Sunday, November 04, 2007

Birds in the Backyard

This afternoon, just before the Cleveland Browns Game,I popped outside to see what I could do with the birds in our backyard. Our neighbors have several feeding stations that mostly attract non-native song sparrows. However, during the winter, mixed flocks of Carolina chickadees, tufted titmice, juncos, and white throated sparrows feed here as well. Today I watched as the titmice and chickadees darted to the feeder, stop at a box elder tree in my house, and then fly back to the brushy cover of our abandoned alley and neighbor's overgrown backyard. Wow, are they quick! The titmice will stick around a perch for about ten or twenty seconds, but the chickadees alight for only three seconds or less before they bolt away. My first efforts:

With a little patience and the three frames per second capture rate of my camera, I was able to get some of my first fairly decent bird photos. All in all, I took about 70 shots that probably represented only about 30 seconds of actual time.

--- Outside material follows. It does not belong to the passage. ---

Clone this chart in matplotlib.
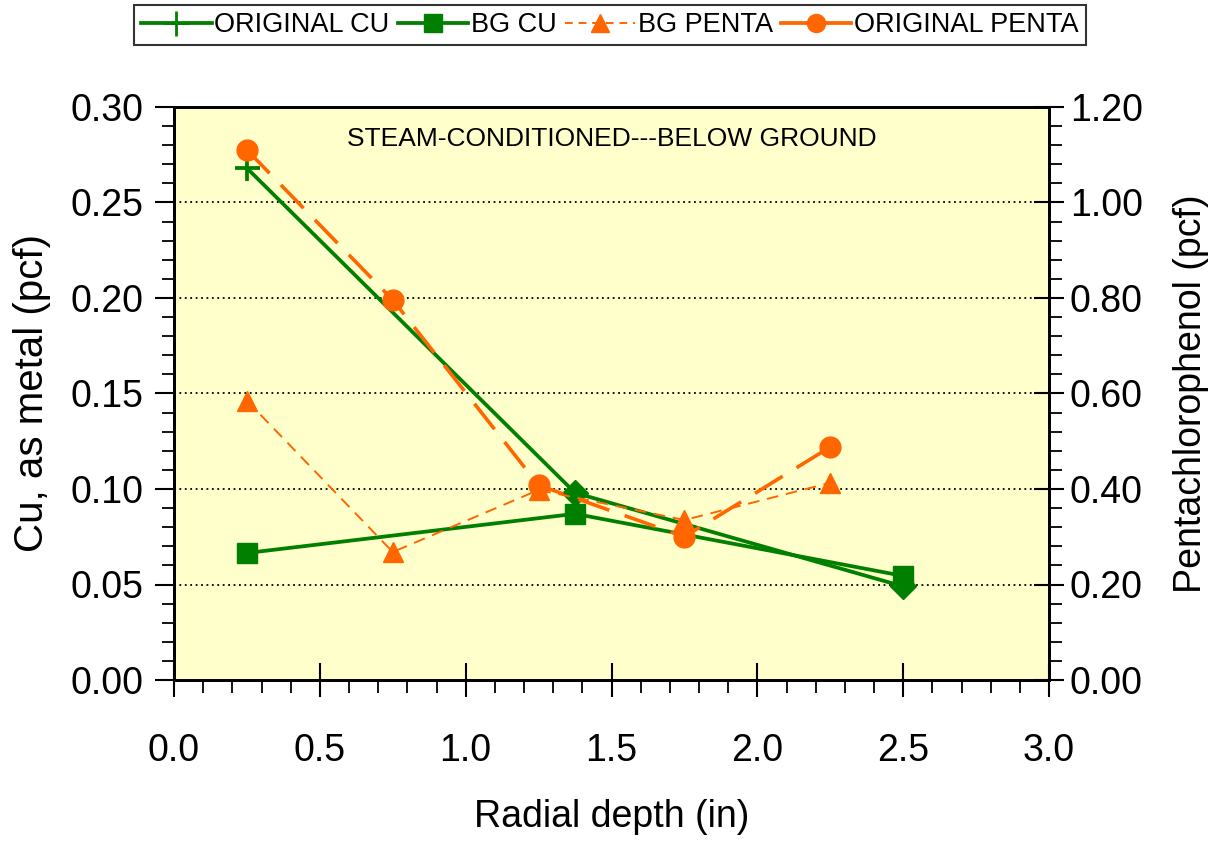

The Carolina chickadee. This is the smallest bird that frequents my neighborhood.

The tufted titmouse. My neighbors, who feed the birds but don't know there names, make up their own. On Friday, my neighbor Jackie stopped me in the front yard and asked me "what is that little bird that looks like a reject bluejay?" Hmmmm...Well, off the top of my head, I wasn't sure what she was talking about. I ran inside and fetched my Sibley guide, leafed through, showed her the white breasted nuthatch, and she said, nope, thats not it. I kept browsing, as we stood in my front yard, and reached the tufted titmouse page. Immediately, she stopped me, and said, "Yep, that's it! That is the reject blue jay." So how about that common name? As I stood in the backyard today, propped up against the white painted concrete wall of my neighbor's garage, the reject blue jay landed in our flowering crab apple tree. This bird saw me, but was patient, and seemed intent on finding food.